Por sua vez, o Tema nº 979 analisou a devolução ou não de valores recebidos de boa-fé, especificamente a título de benefício previdenciário, por força de interpretação errônea, má aplicação da lei ou erro da Administração da Previdência Social.
No tema supracitado foi definida a tese de que, em suma, os benefícios previdenciários pagos indevidamente em razão de erro administrativo (material ou operacional), desde que não embasados em interpretação equivocada de lei pela Administração, autorizam a cobrança de valores a título de reposição ao erário, sendo legítimo o desconto equivalente a até 30% (trinta por cento) do valor do benefício pago ao segurado/beneficiário, ressalvada a hipótese de comprovada boa-fé objetiva pelo segurado, na qual este demonstra, sobretudo, a impossibilidade de constatar o pagamento indevido.
Vê-se, portanto, que no caso de benefício previdenciário pago indevidamente em razão de erro administrativo, deve haver comprovada boa-fé objetiva pelo servidor público. Em linhas gerais, a boa-fé objetiva é aquela que analisa o comportamento do sujeito, ou seja, no agir com lealdade jurídica, enquanto a boa-fé subjetiva tem foco na intenção do agente.
Por fim, o Tema nº 1009, em complementação ao Tema 551, estabeleceu que os pagamentos indevidos aos servidores públicos decorrentes de erro administrativo (operacional ou de cálculo), não embasado em interpretação errônea ou equivocada da lei pela Administração, estão sujeitos à devolução, ressalvadas as hipóteses de comprovada boa-fé objetiva do servidor público.
Assim sendo, pode-se afirmar que atualmente prevalece no STJ o entendimento de que somente é devida a restituição de valores pagos indevidamente a servidores públicos quando tais pagamentos forem decorrentes de erro administrativo, operacional ou de cálculo, e, concomitantemente, não tenha sido comprovada a boa-fé objetiva dos servidores beneficiados.

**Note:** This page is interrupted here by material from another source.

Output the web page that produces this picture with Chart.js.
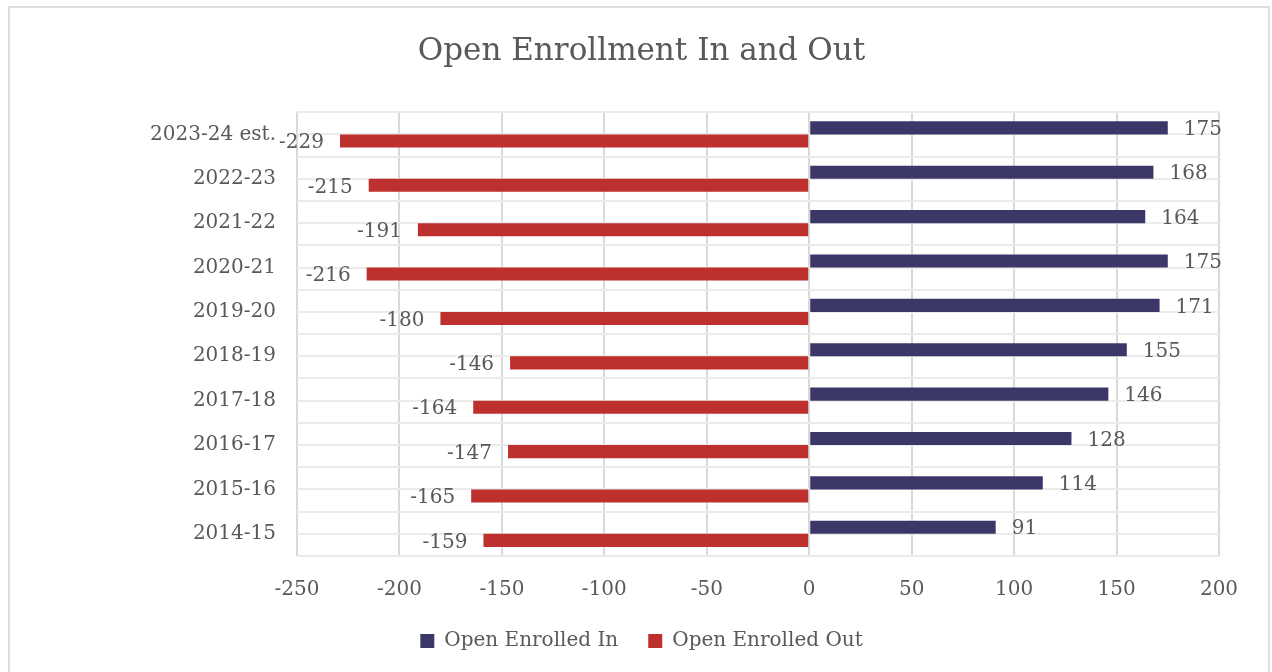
<!DOCTYPE html>
<html>
<head>
<meta charset="utf-8">
<title>Open Enrollment In and Out</title>
<script src="https://cdn.jsdelivr.net/npm/chart.js@4.4.1/dist/chart.umd.min.js"></script>
<style>
  html, body { margin: 0; padding: 0; background: #ffffff; }
  #frame {
    position: absolute; left: 8px; top: 6px; width: 1262px; height: 700px;
    border: 2px solid #dedede; box-sizing: border-box;
  }
  #wrap { position: absolute; left: 0; top: 0; width: 1272px; height: 672px; }
</style>
</head>
<body>
<div id="frame"></div>
<div id="wrap"><canvas id="chart"></canvas></div>
<script>
// school years, top of the chart first
const years = ['2023-24 est.', '2022-23', '2021-22', '2020-21', '2019-20',
  '2018-19', '2017-18', '2016-17', '2015-16', '2014-15'];
const enrolledIn = [175, 168, 164, 175, 171, 155, 146, 128, 114, 91];
const enrolledOut = [-229, -215, -191, -216, -180, -146, -164, -147, -165, -159];
const xTicks = [-250, -200, -150, -100, -50, 0, 50, 100, 150, 200];

const textGray = '#595959';
Chart.defaults.font.family = "'DejaVu Serif', serif";
Chart.defaults.color = textGray;

// value labels next to the bar ends
const valueLabels = {
  id: 'valueLabels',
  afterDatasetsDraw(chart) {
    const ctx = chart.ctx;
    ctx.save();
    ctx.font = "20px 'DejaVu Serif'";
    ctx.fillStyle = textGray;
    ctx.textBaseline = 'middle';
    chart.data.datasets.forEach((ds, di) => {
      chart.getDatasetMeta(di).data.forEach((bar, i) => {
        const v = ds.data[i];
        if (v >= 0) {
          ctx.textAlign = 'left';
          ctx.fillText(String(v), bar.x + 16, bar.y + 2);
        } else {
          ctx.textAlign = 'right';
          ctx.fillText(String(v), bar.x - 16, bar.y + 2);
        }
      });
    });
    ctx.restore();
  }
};

new Chart(document.getElementById('chart'), {
  type: 'bar',
  data: {
    labels: years,
    datasets: [
      {
        label: 'Open Enrolled In',
        data: enrolledIn,
        backgroundColor: '#3b3869',
        categoryPercentage: 0.59,
        barPercentage: 1
      },
      {
        label: 'Open Enrolled Out',
        data: enrolledOut,
        backgroundColor: '#be302e',
        categoryPercentage: 0.59,
        barPercentage: 1
      }
    ]
  },
  options: {
    indexAxis: 'y',
    responsive: true,
    maintainAspectRatio: false,
    animation: false,
    layout: { padding: { left: 64, right: 53, top: 0, bottom: 11 } },
    scales: {
      x: {
        type: 'linear',
        min: -250,
        max: 200,
        afterBuildTicks: s => { s.ticks = xTicks.map(v => ({ value: v })); },
        afterFit: s => { s.height = 45; },
        grid: { color: '#d9d9d9', lineWidth: 2, drawTicks: false },
        border: { display: false },
        ticks: { padding: 22, font: { size: 20 }, color: textGray }
      },
      y: {
        type: 'category',
        offset: true,
        afterFit: s => { s.width = 233; },
        grid: { offset: true, color: '#ebebeb', lineWidth: 2, drawTicks: false },
        border: { display: false },
        ticks: { padding: 21, font: { size: 20 }, color: textGray }
      },
      yMid: {
        type: 'category',
        labels: years,
        position: 'left',
        offset: true,
        afterFit: s => { s.width = 0; },
        grid: { offset: false, color: '#ebebeb', lineWidth: 2, drawTicks: false },
        border: { display: false },
        ticks: { display: false }
      }
    },
    plugins: {
      title: {
        display: true,
        text: 'Open Enrollment In and Out',
        color: textGray,
        font: { size: 31, weight: 'normal' },
        padding: { top: 33, bottom: 42 }
      },
      legend: {
        position: 'bottom',
        labels: {
          boxWidth: 14,
          boxHeight: 14,
          padding: 30,
          font: { size: 20 },
          color: textGray
        }
      },
      tooltip: { enabled: false }
    }
  },
  plugins: [valueLabels]
});
</script>
</body>
</html>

Logo, para obstar a devolução ao erário de valores pagos indevidamente em razão de erro administrativo, basta a caraterização da boa-fé objetiva por parte do servidor público, de modo que se demonstre, sobretudo, a impossibilidade de ciência do caráter indevido do benefício que lhe era pago pela Administração Pública.
Inobstante as entidades sindicais tenham obtido sucesso em obstar inúmeras pretensões de reposição ao erário, pela Administração Pública, de valores recebidos de boa-fé por servidores públicos, por certo, ainda resta um longo caminho a ser percorrido, especialmente no que diz respeito à manutenção de benefícios pagos há mais de cinco anos pela Administração.

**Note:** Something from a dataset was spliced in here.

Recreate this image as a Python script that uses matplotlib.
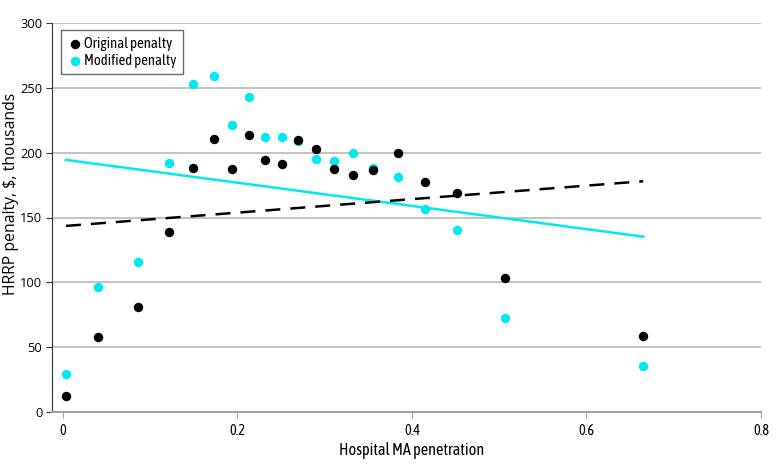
import matplotlib
matplotlib.use("Agg")
import matplotlib.pyplot as plt
from matplotlib import font_manager

# ---- data ----
ma_penetration = [0.0034, 0.040, 0.086, 0.121, 0.1486, 0.173, 0.1933, 0.213, 0.232, 0.251,
                  0.2697, 0.290, 0.3106, 0.332, 0.3557, 0.3836, 0.4145, 0.4516, 0.507, 0.665]
original_penalty = [11.9, 57.5, 80.7, 138.6, 188.5, 210.7, 187.3, 213.5, 194.7, 191.1,
                    209.9, 202.7, 187.5, 182.9, 187.0, 199.9, 177.5, 169.0, 103.1, 58.2]
modified_penalty = [28.9, 96.6, 115.4, 192.1, 253.4, 259.6, 221.5, 243.4, 212.0, 212.5,
                    208.9, 195.0, 193.9, 199.9, 188.0, 181.6, 156.8, 140.1, 72.4, 35.5]
trend_x = [0.0034, 0.665]
original_trend = [143.5, 178.0]
modified_trend = [194.5, 135.2]
x_ticks = [0, 0.2, 0.4, 0.6, 0.8]
x_tick_labels = ["0", "0.2", "0.4", "0.6", "0.8"]
y_ticks = [0, 50, 100, 150, 200, 250, 300]

available = {f.name for f in font_manager.fontManager.ttflist}
fam = [f for f in ["Asap Condensed", "Barlow Semi Condensed", "DejaVu Sans"] if f in available]
plt.rcParams['font.family'] = fam + ["DejaVu Sans"]
wide = [f for f in ["Open Sans", "Noto Sans", "DejaVu Sans"] if f in available] + ["DejaVu Sans"]

CYAN = "#00E8F0"
W, H = 780, 472
fig = plt.figure(figsize=(W / 100, H / 100), dpi=100)
ax = fig.add_axes([52 / W, (H - 411.7) / H, (761 - 52) / W, (411.7 - 23.3) / H])

ax.set_xlim(-0.0126, 0.8)
ax.set_ylim(0, 300)
ax.set_yticks(y_ticks)
ax.set_xticks(x_ticks)
ax.set_xticklabels(x_tick_labels)
ax.yaxis.grid(True, color="#b8b8b8", linewidth=1.2)
ax.set_axisbelow(True)

for s in ["top", "right"]:
    ax.spines[s].set_visible(False)
ax.spines["left"].set_color("#333333")
ax.spines["bottom"].set_color("#a0a0a0")
ax.spines["bottom"].set_linewidth(1.5)
ax.tick_params(axis="y", colors="#333333", labelcolor="black", length=4, labelsize=9.3, pad=3)
ax.tick_params(axis="x", colors="#a0a0a0", labelcolor="black", length=4, labelsize=10.3, pad=5)
for t in ax.get_yticklabels():
    t.set_fontfamily(wide)

ax.plot(trend_x, modified_trend, color=CYAN, linewidth=1.8, zorder=2)
ax.plot(trend_x, original_trend, color="black", linewidth=1.8, dashes=(6, 4), zorder=2)
ax.scatter(ma_penetration, modified_penalty, s=46, color=CYAN, zorder=3,
           label="Modified penalty", linewidths=0)
ax.scatter(ma_penetration, original_penalty, s=46, color="black", zorder=4,
           label="Original penalty", linewidths=0)

handles, labels = ax.get_legend_handles_labels()
leg = ax.legend(handles[::-1], labels[::-1], loc="upper left", bbox_to_anchor=(0.013, 0.982),
                fontsize=10.6, frameon=True, fancybox=False, edgecolor="#444444",
                handletextpad=0.1, borderpad=0.45, labelspacing=0.2, handlelength=1.0,
                borderaxespad=0)
leg.get_frame().set_linewidth(1.0)

ax.set_xlabel("Hospital MA penetration", fontsize=11.7)
ax.set_ylabel("HRRP penalty, $, thousands", fontsize=11.3, fontfamily=wide)
ax.xaxis.set_label_coords((411.5 - 52) / 709, (411.7 - 442) / 388.4)
ax.yaxis.set_label_coords((19 - 52) / 709, (411.7 - 193.5) / 388.4)

fig.savefig("out.png", dpi=100)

Isso porque, quando a administração pública estabelece para os servidores o direito ao recebimento de uma gratificação contínua, somente poderá alterar o entendimento e, por consequência, suprimir o pagamento da gratificação anteriormente estabelecida, se o fizer dentro do prazo de cinco anos a partir do primeiro pagamento da gratificação. Passados cinco anos do primeiro pagamento, o direito da administração é atingido pela decadência, nos termos do art. 54, § 1o, da Lei 9.784/1999. Com base neste fundamento, sindicatos como Sindsep/MG e Sindifes/MG têm endereçado diversos recursos, em ações judiciais, ao STJ, no intuito de obter pronunciamentos condizentes com o referido dispositivo legal.
De todo modo, obstar a reposição ao erário de valores decorrentes de interpretação equivocada de lei por parte da Administração e/ou recebidos de boa-fé pelos servidores públicos representa, para os sindicatos, importante vitória na defesa dos direitos de seus integrantes.